— START GIVEN DATA —

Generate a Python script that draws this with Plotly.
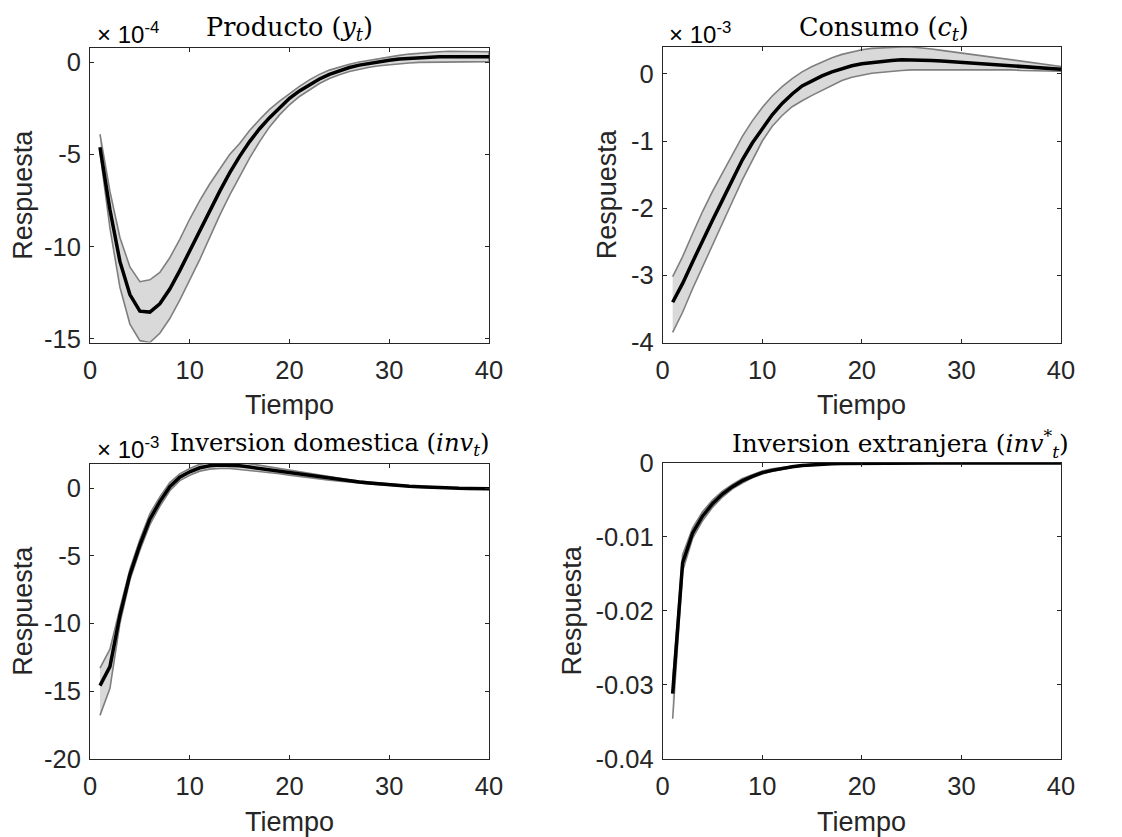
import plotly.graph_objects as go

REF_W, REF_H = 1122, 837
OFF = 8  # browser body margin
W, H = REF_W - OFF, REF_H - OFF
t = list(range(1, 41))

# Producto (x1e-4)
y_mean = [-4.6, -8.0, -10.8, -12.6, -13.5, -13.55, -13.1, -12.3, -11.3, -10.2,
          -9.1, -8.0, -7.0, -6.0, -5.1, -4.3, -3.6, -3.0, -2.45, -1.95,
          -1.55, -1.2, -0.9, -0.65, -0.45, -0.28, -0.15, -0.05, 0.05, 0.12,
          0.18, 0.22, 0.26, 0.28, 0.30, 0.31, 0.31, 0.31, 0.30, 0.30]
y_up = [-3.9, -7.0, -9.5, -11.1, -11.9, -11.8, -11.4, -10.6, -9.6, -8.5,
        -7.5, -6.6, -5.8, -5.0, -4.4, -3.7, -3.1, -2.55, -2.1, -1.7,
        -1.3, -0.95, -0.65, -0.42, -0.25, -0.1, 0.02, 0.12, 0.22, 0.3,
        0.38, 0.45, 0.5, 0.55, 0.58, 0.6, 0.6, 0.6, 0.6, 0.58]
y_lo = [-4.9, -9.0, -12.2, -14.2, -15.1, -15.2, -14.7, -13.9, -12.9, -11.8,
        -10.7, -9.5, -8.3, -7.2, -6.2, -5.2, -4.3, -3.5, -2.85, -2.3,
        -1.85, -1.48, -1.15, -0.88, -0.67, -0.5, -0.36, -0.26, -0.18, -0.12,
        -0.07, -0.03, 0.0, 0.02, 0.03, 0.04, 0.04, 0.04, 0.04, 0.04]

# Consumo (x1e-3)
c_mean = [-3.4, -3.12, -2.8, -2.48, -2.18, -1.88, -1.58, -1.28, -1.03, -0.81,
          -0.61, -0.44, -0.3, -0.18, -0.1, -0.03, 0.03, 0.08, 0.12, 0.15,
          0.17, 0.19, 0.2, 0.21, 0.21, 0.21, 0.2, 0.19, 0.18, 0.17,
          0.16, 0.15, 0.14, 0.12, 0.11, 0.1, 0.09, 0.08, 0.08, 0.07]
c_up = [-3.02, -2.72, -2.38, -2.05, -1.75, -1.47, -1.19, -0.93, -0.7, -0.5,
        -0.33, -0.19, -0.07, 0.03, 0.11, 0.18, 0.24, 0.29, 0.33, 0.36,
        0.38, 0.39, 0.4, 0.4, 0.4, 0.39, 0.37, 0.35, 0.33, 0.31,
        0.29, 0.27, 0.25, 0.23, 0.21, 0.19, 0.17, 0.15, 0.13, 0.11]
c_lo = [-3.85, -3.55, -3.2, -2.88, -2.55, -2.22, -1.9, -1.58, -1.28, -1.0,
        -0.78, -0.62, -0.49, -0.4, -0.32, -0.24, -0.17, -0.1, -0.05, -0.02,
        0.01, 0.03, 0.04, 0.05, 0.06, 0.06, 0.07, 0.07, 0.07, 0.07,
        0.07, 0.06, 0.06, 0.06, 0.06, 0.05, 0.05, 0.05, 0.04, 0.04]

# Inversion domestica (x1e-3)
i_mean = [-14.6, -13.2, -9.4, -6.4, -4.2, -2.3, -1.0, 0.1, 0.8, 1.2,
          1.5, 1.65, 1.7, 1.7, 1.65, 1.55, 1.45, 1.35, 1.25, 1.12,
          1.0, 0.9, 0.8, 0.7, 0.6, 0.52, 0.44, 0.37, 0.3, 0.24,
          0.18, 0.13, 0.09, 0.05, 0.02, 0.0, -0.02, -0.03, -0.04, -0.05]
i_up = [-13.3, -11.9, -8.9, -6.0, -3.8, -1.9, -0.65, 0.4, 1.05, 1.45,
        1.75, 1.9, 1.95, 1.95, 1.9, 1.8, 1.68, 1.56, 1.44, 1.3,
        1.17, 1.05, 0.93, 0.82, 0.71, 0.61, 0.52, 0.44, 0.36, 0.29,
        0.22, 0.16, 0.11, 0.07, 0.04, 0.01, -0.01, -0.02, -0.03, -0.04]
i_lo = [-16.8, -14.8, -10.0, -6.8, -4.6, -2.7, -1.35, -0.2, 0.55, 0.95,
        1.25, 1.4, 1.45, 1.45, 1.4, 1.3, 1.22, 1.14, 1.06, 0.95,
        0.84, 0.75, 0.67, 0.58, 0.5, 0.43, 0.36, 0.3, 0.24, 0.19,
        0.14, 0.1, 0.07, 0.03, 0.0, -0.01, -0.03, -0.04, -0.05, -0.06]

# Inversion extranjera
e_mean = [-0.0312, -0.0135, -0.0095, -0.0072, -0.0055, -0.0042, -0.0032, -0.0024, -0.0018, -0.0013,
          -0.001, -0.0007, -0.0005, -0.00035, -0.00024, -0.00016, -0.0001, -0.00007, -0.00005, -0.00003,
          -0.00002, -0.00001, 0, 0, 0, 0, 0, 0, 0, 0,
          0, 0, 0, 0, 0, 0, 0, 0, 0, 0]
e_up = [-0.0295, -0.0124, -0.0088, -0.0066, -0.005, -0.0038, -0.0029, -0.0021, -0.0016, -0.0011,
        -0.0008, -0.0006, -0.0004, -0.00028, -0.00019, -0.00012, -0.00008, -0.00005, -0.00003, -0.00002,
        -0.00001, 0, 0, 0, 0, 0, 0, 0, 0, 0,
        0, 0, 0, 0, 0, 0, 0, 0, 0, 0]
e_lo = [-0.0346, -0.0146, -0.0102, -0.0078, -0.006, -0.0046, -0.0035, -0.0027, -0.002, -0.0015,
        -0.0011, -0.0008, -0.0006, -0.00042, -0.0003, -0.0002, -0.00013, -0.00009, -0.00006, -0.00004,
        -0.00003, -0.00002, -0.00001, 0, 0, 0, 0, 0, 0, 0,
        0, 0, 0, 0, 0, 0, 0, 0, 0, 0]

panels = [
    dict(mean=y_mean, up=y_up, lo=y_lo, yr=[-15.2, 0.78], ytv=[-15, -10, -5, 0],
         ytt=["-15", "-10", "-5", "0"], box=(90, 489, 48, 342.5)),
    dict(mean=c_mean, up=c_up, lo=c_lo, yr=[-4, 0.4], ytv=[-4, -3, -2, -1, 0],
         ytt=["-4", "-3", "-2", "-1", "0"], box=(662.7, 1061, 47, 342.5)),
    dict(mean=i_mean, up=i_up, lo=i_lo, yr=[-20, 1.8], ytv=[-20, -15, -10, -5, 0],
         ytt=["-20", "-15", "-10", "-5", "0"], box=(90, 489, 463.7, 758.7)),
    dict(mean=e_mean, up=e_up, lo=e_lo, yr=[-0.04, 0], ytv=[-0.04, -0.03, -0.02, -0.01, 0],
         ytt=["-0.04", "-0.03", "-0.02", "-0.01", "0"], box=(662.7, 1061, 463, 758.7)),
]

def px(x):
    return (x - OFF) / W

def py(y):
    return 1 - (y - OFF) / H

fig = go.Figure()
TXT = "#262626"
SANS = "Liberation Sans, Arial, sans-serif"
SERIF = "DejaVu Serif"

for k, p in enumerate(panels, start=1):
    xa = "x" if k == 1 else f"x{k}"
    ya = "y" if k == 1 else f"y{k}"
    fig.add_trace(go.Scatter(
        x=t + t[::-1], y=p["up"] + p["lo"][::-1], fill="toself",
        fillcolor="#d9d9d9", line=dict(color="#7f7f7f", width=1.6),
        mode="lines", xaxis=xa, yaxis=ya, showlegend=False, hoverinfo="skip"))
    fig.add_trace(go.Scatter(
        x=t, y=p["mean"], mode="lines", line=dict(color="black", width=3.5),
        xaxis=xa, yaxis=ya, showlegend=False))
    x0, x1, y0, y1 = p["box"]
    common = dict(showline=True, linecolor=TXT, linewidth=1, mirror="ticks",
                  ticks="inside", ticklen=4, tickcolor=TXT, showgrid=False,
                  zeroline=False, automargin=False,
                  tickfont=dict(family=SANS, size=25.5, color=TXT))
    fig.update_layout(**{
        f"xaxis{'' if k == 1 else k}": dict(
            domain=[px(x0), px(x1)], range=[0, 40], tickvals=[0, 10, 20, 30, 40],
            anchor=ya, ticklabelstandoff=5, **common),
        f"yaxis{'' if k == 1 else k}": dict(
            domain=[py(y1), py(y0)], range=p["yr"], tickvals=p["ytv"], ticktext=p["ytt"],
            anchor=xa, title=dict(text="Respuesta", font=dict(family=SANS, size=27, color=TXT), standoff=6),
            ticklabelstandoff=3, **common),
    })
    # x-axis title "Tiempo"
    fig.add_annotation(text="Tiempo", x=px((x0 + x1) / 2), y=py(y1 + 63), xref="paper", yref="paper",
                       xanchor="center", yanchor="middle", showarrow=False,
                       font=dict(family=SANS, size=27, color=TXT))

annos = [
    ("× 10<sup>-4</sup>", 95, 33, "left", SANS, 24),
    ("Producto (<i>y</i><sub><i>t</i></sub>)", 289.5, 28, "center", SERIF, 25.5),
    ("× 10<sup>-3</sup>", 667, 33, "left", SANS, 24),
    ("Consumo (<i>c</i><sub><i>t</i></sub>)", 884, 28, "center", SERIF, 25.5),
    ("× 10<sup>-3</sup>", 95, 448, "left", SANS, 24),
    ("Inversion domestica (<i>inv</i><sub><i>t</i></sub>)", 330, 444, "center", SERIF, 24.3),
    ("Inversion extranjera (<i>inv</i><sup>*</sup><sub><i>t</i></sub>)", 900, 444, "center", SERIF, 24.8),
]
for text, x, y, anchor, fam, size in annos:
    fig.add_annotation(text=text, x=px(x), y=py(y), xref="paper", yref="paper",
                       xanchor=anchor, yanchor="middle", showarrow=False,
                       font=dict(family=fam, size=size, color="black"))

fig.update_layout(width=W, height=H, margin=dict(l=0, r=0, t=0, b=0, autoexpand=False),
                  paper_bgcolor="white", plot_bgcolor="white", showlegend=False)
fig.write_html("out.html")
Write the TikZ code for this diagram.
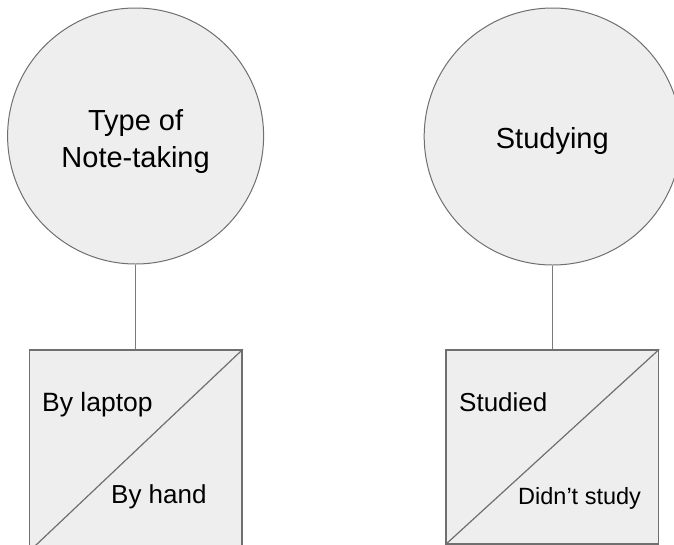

— END GIVEN DATA —

> **WHAT YOU HAVE TO DO**
From the first line of the material down to the line containing "-0.07, -0.03, 0.0, 0.02, 0.03, 0.04, 0.04, 0.04, 0.04, 0.04]", inclusive, return each line exactly, skipping any picture.

> **SOLUTION FOR THIS PROBLEM**
Generate a Python script that draws this with Plotly.
import plotly.graph_objects as go

REF_W, REF_H = 1122, 837
OFF = 8  # browser body margin
W, H = REF_W - OFF, REF_H - OFF
t = list(range(1, 41))

# Producto (x1e-4)
y_mean = [-4.6, -8.0, -10.8, -12.6, -13.5, -13.55, -13.1, -12.3, -11.3, -10.2,
          -9.1, -8.0, -7.0, -6.0, -5.1, -4.3, -3.6, -3.0, -2.45, -1.95,
          -1.55, -1.2, -0.9, -0.65, -0.45, -0.28, -0.15, -0.05, 0.05, 0.12,
          0.18, 0.22, 0.26, 0.28, 0.30, 0.31, 0.31, 0.31, 0.30, 0.30]
y_up = [-3.9, -7.0, -9.5, -11.1, -11.9, -11.8, -11.4, -10.6, -9.6, -8.5,
        -7.5, -6.6, -5.8, -5.0, -4.4, -3.7, -3.1, -2.55, -2.1, -1.7,
        -1.3, -0.95, -0.65, -0.42, -0.25, -0.1, 0.02, 0.12, 0.22, 0.3,
        0.38, 0.45, 0.5, 0.55, 0.58, 0.6, 0.6, 0.6, 0.6, 0.58]
y_lo = [-4.9, -9.0, -12.2, -14.2, -15.1, -15.2, -14.7, -13.9, -12.9, -11.8,
        -10.7, -9.5, -8.3, -7.2, -6.2, -5.2, -4.3, -3.5, -2.85, -2.3,
        -1.85, -1.48, -1.15, -0.88, -0.67, -0.5, -0.36, -0.26, -0.18, -0.12,
        -0.07, -0.03, 0.0, 0.02, 0.03, 0.04, 0.04, 0.04, 0.04, 0.04]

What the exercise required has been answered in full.